### [EXERCISE GOAL]
Below this line are records; write out exactly the lines from the one containing "Generate a Python" through the one containing "import plotly.graph_objects as go", with the pictures left out.

### [LISTING]
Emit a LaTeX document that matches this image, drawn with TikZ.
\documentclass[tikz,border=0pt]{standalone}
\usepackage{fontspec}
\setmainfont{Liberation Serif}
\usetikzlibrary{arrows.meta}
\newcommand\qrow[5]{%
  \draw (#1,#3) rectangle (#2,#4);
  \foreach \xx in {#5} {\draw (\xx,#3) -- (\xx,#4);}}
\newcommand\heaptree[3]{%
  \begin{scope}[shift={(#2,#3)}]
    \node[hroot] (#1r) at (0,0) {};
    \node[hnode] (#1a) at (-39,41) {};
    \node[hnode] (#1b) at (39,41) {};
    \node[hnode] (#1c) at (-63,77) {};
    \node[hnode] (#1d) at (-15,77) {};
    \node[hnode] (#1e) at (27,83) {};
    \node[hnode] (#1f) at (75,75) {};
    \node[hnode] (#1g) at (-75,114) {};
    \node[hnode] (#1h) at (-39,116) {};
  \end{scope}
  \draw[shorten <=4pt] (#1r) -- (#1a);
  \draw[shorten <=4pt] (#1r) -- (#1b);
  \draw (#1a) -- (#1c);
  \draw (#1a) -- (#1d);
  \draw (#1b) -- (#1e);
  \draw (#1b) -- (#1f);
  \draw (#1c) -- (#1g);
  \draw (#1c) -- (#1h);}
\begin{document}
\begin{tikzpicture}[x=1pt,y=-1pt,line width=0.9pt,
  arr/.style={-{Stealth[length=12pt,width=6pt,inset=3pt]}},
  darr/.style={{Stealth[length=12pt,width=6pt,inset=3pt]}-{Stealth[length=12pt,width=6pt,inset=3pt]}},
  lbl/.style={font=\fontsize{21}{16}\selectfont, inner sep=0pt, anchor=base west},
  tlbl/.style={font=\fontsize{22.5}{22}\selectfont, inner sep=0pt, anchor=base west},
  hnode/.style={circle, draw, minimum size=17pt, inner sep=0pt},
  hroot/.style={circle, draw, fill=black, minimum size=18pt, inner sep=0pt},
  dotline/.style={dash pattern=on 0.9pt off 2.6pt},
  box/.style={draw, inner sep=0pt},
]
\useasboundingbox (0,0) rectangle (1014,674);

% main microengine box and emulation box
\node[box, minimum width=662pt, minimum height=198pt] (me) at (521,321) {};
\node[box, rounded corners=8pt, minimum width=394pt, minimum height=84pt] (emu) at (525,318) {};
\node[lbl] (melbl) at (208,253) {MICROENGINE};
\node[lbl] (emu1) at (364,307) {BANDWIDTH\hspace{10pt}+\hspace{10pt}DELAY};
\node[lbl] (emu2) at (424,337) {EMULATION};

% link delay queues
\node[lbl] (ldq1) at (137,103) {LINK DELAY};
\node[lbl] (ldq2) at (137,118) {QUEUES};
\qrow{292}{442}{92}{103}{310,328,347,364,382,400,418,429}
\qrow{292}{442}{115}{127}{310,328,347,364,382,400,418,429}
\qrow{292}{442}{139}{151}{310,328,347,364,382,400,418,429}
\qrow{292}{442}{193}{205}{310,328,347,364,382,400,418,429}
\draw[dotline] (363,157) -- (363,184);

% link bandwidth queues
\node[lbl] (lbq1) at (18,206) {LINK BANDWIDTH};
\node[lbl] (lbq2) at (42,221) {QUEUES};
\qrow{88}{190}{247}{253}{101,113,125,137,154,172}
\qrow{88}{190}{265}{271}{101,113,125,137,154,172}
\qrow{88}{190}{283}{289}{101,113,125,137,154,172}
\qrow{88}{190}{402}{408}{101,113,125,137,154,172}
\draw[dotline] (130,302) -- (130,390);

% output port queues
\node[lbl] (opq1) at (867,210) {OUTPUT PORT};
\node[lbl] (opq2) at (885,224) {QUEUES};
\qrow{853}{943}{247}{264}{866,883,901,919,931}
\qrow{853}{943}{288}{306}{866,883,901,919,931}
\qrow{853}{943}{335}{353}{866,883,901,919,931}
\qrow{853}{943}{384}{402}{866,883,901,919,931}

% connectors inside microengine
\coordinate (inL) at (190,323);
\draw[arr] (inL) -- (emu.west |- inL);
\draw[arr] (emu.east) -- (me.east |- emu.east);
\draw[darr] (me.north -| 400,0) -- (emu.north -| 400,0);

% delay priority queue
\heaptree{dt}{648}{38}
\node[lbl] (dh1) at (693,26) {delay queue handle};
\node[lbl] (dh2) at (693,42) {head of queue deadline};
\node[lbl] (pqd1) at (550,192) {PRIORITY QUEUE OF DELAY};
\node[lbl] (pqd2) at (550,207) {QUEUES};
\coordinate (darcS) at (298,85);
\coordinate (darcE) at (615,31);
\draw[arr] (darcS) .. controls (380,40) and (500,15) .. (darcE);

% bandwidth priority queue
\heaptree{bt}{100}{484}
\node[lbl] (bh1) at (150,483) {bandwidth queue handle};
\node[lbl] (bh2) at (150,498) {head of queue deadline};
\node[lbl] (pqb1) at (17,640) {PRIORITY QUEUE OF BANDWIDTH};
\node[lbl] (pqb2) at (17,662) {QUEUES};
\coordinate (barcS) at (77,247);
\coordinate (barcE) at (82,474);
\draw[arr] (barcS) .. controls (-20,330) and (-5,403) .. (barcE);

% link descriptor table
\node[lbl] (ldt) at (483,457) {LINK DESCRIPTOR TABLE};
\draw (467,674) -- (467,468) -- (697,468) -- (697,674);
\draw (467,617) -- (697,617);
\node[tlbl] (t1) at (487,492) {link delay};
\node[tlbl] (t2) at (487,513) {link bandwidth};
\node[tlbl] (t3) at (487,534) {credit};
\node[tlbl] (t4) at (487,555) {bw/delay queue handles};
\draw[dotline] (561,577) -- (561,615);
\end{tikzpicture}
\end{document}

...

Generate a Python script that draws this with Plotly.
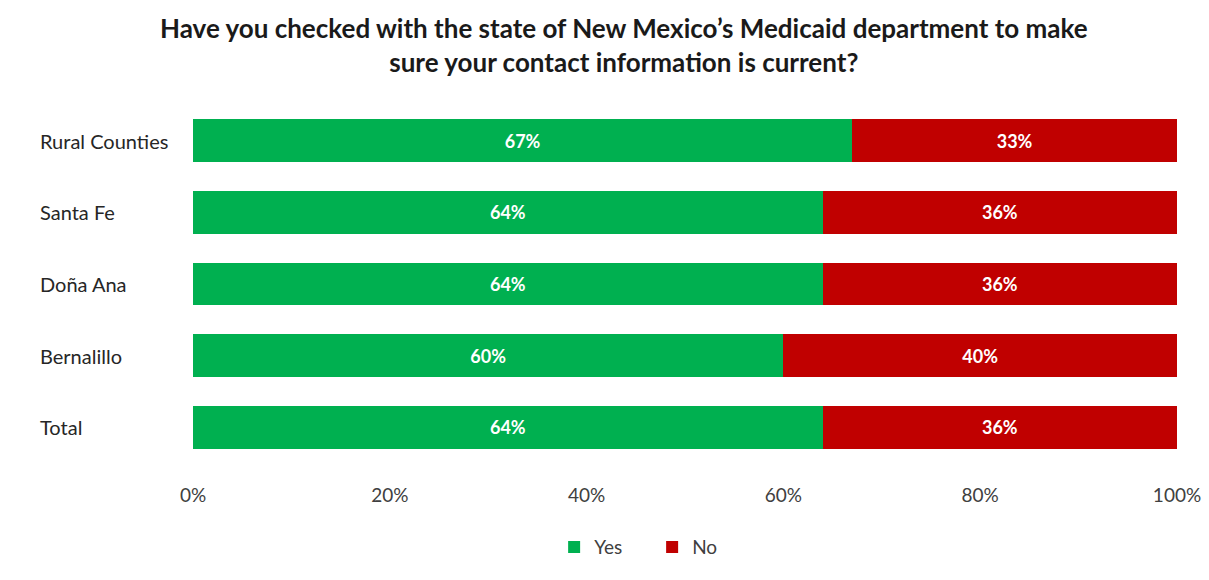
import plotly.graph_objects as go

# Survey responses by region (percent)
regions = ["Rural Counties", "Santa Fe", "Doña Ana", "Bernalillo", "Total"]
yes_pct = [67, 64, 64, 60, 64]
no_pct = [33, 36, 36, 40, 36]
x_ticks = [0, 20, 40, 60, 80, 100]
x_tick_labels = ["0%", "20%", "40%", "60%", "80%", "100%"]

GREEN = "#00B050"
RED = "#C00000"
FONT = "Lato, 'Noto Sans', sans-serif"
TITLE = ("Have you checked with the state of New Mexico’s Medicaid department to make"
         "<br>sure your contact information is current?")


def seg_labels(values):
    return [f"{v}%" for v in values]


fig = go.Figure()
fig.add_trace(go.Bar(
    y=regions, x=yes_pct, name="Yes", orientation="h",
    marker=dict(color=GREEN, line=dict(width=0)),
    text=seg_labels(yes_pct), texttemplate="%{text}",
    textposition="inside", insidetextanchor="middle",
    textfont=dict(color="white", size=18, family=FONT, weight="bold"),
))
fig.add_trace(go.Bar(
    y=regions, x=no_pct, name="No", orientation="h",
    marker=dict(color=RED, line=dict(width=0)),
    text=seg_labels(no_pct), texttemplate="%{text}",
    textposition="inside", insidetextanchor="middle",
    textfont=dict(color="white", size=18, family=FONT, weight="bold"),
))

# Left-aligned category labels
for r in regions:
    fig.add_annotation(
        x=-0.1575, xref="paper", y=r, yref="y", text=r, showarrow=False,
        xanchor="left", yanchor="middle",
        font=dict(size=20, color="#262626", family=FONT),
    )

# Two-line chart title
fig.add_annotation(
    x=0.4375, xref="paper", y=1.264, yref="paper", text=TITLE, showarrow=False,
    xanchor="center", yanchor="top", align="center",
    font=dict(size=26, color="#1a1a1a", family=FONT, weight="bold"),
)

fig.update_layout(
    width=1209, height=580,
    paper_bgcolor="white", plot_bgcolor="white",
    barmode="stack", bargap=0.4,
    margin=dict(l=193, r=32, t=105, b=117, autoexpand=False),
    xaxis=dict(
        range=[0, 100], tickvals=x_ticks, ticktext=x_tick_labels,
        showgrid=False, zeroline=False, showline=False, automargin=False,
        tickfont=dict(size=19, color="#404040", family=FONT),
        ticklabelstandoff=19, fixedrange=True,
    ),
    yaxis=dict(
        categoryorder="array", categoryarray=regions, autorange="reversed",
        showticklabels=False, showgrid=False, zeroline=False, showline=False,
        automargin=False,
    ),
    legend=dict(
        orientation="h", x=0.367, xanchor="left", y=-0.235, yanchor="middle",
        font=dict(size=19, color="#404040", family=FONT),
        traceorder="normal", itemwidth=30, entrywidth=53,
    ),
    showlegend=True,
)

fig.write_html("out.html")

### [OUTPUT]
Generate a Python script that draws this with Plotly.
import plotly.graph_objects as go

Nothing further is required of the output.